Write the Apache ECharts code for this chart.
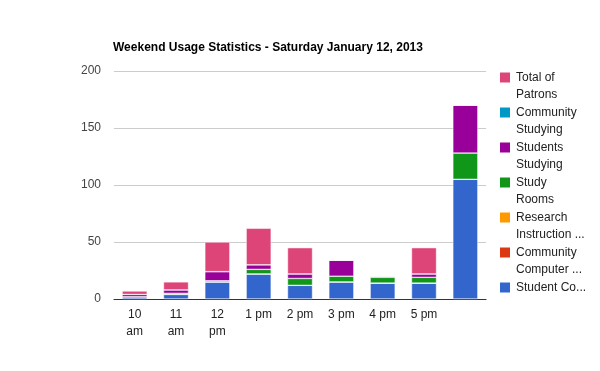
<!DOCTYPE html>
<html>
<head>
<meta charset="utf-8">
<script src="https://cdn.jsdelivr.net/npm/echarts@6/dist/echarts.min.js"></script>
<style>html,body{margin:0;padding:0;background:#fff}#c{width:600px;height:371px}</style>
</head>
<body>
<div id="c"></div>
<script>
var categories = ["10\nam","11\nam","12\npm","1 pm","2 pm","3 pm","4 pm","5 pm",""];
var seriesNames = ["Student Co...","Community\nComputer ...","Research\nInstruction ...","Study\nRooms","Students\nStudying","Community\nStudying","Total of\nPatrons"];
var colors = ["#3366cc","#dc3912","#ff9900","#109618","#990099","#0099c6","#dd4477"];
var studentComputers = [2,4,15,22,12,15,14,14,105];
var communityComputers = [0,0,0,0,0,0,0,0,0];
var researchInstruction = [0,0,0,0,0,0,0,0,0];
var studyRooms = [0,1,1,4,6,5,5,5,23];
var studentsStudying = [2,3,8,4,4,14,1,3,42];
var communityStudying = [0,0,0,0,0,0,0,0,0];
var totalPatrons = [3,7,26,32,23,0,0,23,0];
var yTicks = [0,50,100,150,200];

var values = [studentComputers,communityComputers,researchInstruction,studyRooms,studentsStudying,communityStudying,totalPatrons];
var series = values.map(function(v,i){
  return {name:seriesNames[i],type:'bar',stack:'s',data:v,barWidth:25,
    itemStyle:{color:colors[i],borderColor:'#fff',borderWidth:0.5},
    emphasis:{disabled:true}};
});
var chart = echarts.init(document.getElementById('c'));
chart.setOption({
  animation:false,
  title:{text:'Weekend Usage Statistics - Saturday January 12, 2013',left:108,top:37,
    textStyle:{fontFamily:'Liberation Sans, Arial',fontSize:12,fontWeight:'bold',color:'#000'}},
  grid:{left:114,right:114,top:71,bottom:72},
  legend:{orient:'vertical',left:498,top:52,padding:0,itemGap:-16,itemWidth:12,itemHeight:12,icon:'rect',
    data:seriesNames.slice().reverse(),
    textStyle:{fontFamily:'Liberation Sans, Arial',fontSize:12,color:'#222',lineHeight:17},
    formatter:function(n){return ' \n'+n+(n.indexOf('\n')<0 ? '\n ' : '');}},
  xAxis:{type:'category',data:categories,
    axisLine:{lineStyle:{color:'#333'}},axisTick:{show:false},
    axisLabel:{fontFamily:'Liberation Sans, Arial',fontSize:12,color:'#222',lineHeight:17,margin:7}},
  yAxis:{type:'value',min:0,max:200,interval:50,
    axisLine:{show:false},axisTick:{show:false},
    splitLine:{lineStyle:{color:'#ccc'}},
    axisLabel:{fontFamily:'Liberation Sans, Arial',fontSize:12,color:'#444',margin:13,
      formatter:function(v){return yTicks.indexOf(v)>=0?String(v):'';}}},
  series:series
});
</script>
</body>
</html>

■ Job
Reproduce the listing word for word and omit its pictures.

■ Full response
Write the Apache ECharts code for this chart.
<!DOCTYPE html>
<html>
<head>
<meta charset="utf-8">
<script src="https://cdn.jsdelivr.net/npm/echarts@6/dist/echarts.min.js"></script>
<style>html,body{margin:0;padding:0;background:#fff}#c{width:600px;height:371px}</style>
</head>
<body>
<div id="c"></div>
<script>
var categories = ["10\nam","11\nam","12\npm","1 pm","2 pm","3 pm","4 pm","5 pm",""];
var seriesNames = ["Student Co...","Community\nComputer ...","Research\nInstruction ...","Study\nRooms","Students\nStudying","Community\nStudying","Total of\nPatrons"];
var colors = ["#3366cc","#dc3912","#ff9900","#109618","#990099","#0099c6","#dd4477"];
var studentComputers = [2,4,15,22,12,15,14,14,105];
var communityComputers = [0,0,0,0,0,0,0,0,0];
var researchInstruction = [0,0,0,0,0,0,0,0,0];
var studyRooms = [0,1,1,4,6,5,5,5,23];
var studentsStudying = [2,3,8,4,4,14,1,3,42];
var communityStudying = [0,0,0,0,0,0,0,0,0];
var totalPatrons = [3,7,26,32,23,0,0,23,0];
var yTicks = [0,50,100,150,200];

var values = [studentComputers,communityComputers,researchInstruction,studyRooms,studentsStudying,communityStudying,totalPatrons];
var series = values.map(function(v,i){
  return {name:seriesNames[i],type:'bar',stack:'s',data:v,barWidth:25,
    itemStyle:{color:colors[i],borderColor:'#fff',borderWidth:0.5},
    emphasis:{disabled:true}};
});
var chart = echarts.init(document.getElementById('c'));
chart.setOption({
  animation:false,
  title:{text:'Weekend Usage Statistics - Saturday January 12, 2013',left:108,top:37,
    textStyle:{fontFamily:'Liberation Sans, Arial',fontSize:12,fontWeight:'bold',color:'#000'}},
  grid:{left:114,right:114,top:71,bottom:72},
  legend:{orient:'vertical',left:498,top:52,padding:0,itemGap:-16,itemWidth:12,itemHeight:12,icon:'rect',
    data:seriesNames.slice().reverse(),
    textStyle:{fontFamily:'Liberation Sans, Arial',fontSize:12,color:'#222',lineHeight:17},
    formatter:function(n){return ' \n'+n+(n.indexOf('\n')<0 ? '\n ' : '');}},
  xAxis:{type:'category',data:categories,
    axisLine:{lineStyle:{color:'#333'}},axisTick:{show:false},
    axisLabel:{fontFamily:'Liberation Sans, Arial',fontSize:12,color:'#222',lineHeight:17,margin:7}},
  yAxis:{type:'value',min:0,max:200,interval:50,
    axisLine:{show:false},axisTick:{show:false},
    splitLine:{lineStyle:{color:'#ccc'}},
    axisLabel:{fontFamily:'Liberation Sans, Arial',fontSize:12,color:'#444',margin:13,
      formatter:function(v){return yTicks.indexOf(v)>=0?String(v):'';}}},
  series:series
});
</script>
</body>
</html>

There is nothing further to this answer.